__What the task asks__.
Reproduce all of the data word for word.

--------------------

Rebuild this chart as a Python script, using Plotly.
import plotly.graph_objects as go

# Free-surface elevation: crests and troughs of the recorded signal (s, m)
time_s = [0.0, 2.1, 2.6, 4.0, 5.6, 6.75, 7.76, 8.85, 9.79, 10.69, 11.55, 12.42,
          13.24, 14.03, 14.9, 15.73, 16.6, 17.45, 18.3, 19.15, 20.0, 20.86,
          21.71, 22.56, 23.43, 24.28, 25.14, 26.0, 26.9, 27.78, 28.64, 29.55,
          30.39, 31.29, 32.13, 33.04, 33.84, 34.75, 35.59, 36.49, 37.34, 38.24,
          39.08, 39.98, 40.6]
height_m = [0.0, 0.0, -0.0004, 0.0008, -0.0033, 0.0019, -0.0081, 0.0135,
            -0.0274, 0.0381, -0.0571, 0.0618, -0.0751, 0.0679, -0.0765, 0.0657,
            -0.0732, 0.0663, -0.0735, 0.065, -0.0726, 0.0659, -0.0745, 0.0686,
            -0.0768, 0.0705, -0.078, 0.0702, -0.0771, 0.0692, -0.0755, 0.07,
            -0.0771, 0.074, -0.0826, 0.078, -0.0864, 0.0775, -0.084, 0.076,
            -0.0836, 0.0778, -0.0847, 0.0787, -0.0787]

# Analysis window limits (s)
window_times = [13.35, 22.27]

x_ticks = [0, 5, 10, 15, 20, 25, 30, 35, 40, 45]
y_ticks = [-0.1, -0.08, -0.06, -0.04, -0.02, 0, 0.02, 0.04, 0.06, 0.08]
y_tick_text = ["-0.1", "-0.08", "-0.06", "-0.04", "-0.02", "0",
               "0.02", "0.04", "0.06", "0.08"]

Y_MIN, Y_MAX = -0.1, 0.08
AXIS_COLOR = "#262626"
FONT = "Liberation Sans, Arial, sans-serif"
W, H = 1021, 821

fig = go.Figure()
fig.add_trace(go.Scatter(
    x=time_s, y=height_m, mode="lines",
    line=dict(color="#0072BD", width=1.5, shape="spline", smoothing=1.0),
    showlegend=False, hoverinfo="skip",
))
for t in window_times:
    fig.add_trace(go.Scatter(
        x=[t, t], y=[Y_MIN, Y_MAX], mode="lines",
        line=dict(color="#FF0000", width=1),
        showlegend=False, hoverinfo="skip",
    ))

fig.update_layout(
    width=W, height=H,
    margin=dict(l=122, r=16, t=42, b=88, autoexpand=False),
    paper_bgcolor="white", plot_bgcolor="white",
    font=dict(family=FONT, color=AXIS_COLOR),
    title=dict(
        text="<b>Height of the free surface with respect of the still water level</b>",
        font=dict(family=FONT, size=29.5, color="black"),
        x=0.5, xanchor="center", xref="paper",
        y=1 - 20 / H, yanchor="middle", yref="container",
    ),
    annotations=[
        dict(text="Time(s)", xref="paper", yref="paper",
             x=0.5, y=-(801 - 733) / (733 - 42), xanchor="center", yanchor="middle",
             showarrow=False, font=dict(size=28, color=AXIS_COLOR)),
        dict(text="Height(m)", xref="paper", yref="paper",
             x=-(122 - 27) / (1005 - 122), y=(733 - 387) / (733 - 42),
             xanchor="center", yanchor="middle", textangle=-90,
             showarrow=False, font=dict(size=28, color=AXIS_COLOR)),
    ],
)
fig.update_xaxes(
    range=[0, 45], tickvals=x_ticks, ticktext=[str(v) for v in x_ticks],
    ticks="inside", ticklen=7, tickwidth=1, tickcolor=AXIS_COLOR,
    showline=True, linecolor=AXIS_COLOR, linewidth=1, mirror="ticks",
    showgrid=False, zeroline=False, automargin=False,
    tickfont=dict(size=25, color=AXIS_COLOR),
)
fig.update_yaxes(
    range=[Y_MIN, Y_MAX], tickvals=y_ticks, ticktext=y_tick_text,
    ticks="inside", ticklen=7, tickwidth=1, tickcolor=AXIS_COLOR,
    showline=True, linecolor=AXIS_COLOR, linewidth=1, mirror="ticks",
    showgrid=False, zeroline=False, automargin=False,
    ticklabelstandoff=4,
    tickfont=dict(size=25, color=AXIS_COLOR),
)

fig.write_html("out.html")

--------------------

__The reply__.
Rebuild this chart as a Python script, using Plotly.
import plotly.graph_objects as go

# Free-surface elevation: crests and troughs of the recorded signal (s, m)
time_s = [0.0, 2.1, 2.6, 4.0, 5.6, 6.75, 7.76, 8.85, 9.79, 10.69, 11.55, 12.42,
          13.24, 14.03, 14.9, 15.73, 16.6, 17.45, 18.3, 19.15, 20.0, 20.86,
          21.71, 22.56, 23.43, 24.28, 25.14, 26.0, 26.9, 27.78, 28.64, 29.55,
          30.39, 31.29, 32.13, 33.04, 33.84, 34.75, 35.59, 36.49, 37.34, 38.24,
          39.08, 39.98, 40.6]
height_m = [0.0, 0.0, -0.0004, 0.0008, -0.0033, 0.0019, -0.0081, 0.0135,
            -0.0274, 0.0381, -0.0571, 0.0618, -0.0751, 0.0679, -0.0765, 0.0657,
            -0.0732, 0.0663, -0.0735, 0.065, -0.0726, 0.0659, -0.0745, 0.0686,
            -0.0768, 0.0705, -0.078, 0.0702, -0.0771, 0.0692, -0.0755, 0.07,
            -0.0771, 0.074, -0.0826, 0.078, -0.0864, 0.0775, -0.084, 0.076,
            -0.0836, 0.0778, -0.0847, 0.0787, -0.0787]

# Analysis window limits (s)
window_times = [13.35, 22.27]

x_ticks = [0, 5, 10, 15, 20, 25, 30, 35, 40, 45]
y_ticks = [-0.1, -0.08, -0.06, -0.04, -0.02, 0, 0.02, 0.04, 0.06, 0.08]
y_tick_text = ["-0.1", "-0.08", "-0.06", "-0.04", "-0.02", "0",
               "0.02", "0.04", "0.06", "0.08"]

Y_MIN, Y_MAX = -0.1, 0.08
AXIS_COLOR = "#262626"
FONT = "Liberation Sans, Arial, sans-serif"
W, H = 1021, 821

fig = go.Figure()
fig.add_trace(go.Scatter(
    x=time_s, y=height_m, mode="lines",
    line=dict(color="#0072BD", width=1.5, shape="spline", smoothing=1.0),
    showlegend=False, hoverinfo="skip",
))
for t in window_times:
    fig.add_trace(go.Scatter(
        x=[t, t], y=[Y_MIN, Y_MAX], mode="lines",
        line=dict(color="#FF0000", width=1),
        showlegend=False, hoverinfo="skip",
    ))

fig.update_layout(
    width=W, height=H,
    margin=dict(l=122, r=16, t=42, b=88, autoexpand=False),
    paper_bgcolor="white", plot_bgcolor="white",
    font=dict(family=FONT, color=AXIS_COLOR),
    title=dict(
        text="<b>Height of the free surface with respect of the still water level</b>",
        font=dict(family=FONT, size=29.5, color="black"),
        x=0.5, xanchor="center", xref="paper",
        y=1 - 20 / H, yanchor="middle", yref="container",
    ),
    annotations=[
        dict(text="Time(s)", xref="paper", yref="paper",
             x=0.5, y=-(801 - 733) / (733 - 42), xanchor="center", yanchor="middle",
             showarrow=False, font=dict(size=28, color=AXIS_COLOR)),
        dict(text="Height(m)", xref="paper", yref="paper",
             x=-(122 - 27) / (1005 - 122), y=(733 - 387) / (733 - 42),
             xanchor="center", yanchor="middle", textangle=-90,
             showarrow=False, font=dict(size=28, color=AXIS_COLOR)),
    ],
)
fig.update_xaxes(
    range=[0, 45], tickvals=x_ticks, ticktext=[str(v) for v in x_ticks],
    ticks="inside", ticklen=7, tickwidth=1, tickcolor=AXIS_COLOR,
    showline=True, linecolor=AXIS_COLOR, linewidth=1, mirror="ticks",
    showgrid=False, zeroline=False, automargin=False,
    tickfont=dict(size=25, color=AXIS_COLOR),
)
fig.update_yaxes(
    range=[Y_MIN, Y_MAX], tickvals=y_ticks, ticktext=y_tick_text,
    ticks="inside", ticklen=7, tickwidth=1, tickcolor=AXIS_COLOR,
    showline=True, linecolor=AXIS_COLOR, linewidth=1, mirror="ticks",
    showgrid=False, zeroline=False, automargin=False,
    ticklabelstandoff=4,
    tickfont=dict(size=25, color=AXIS_COLOR),
)

fig.write_html("out.html")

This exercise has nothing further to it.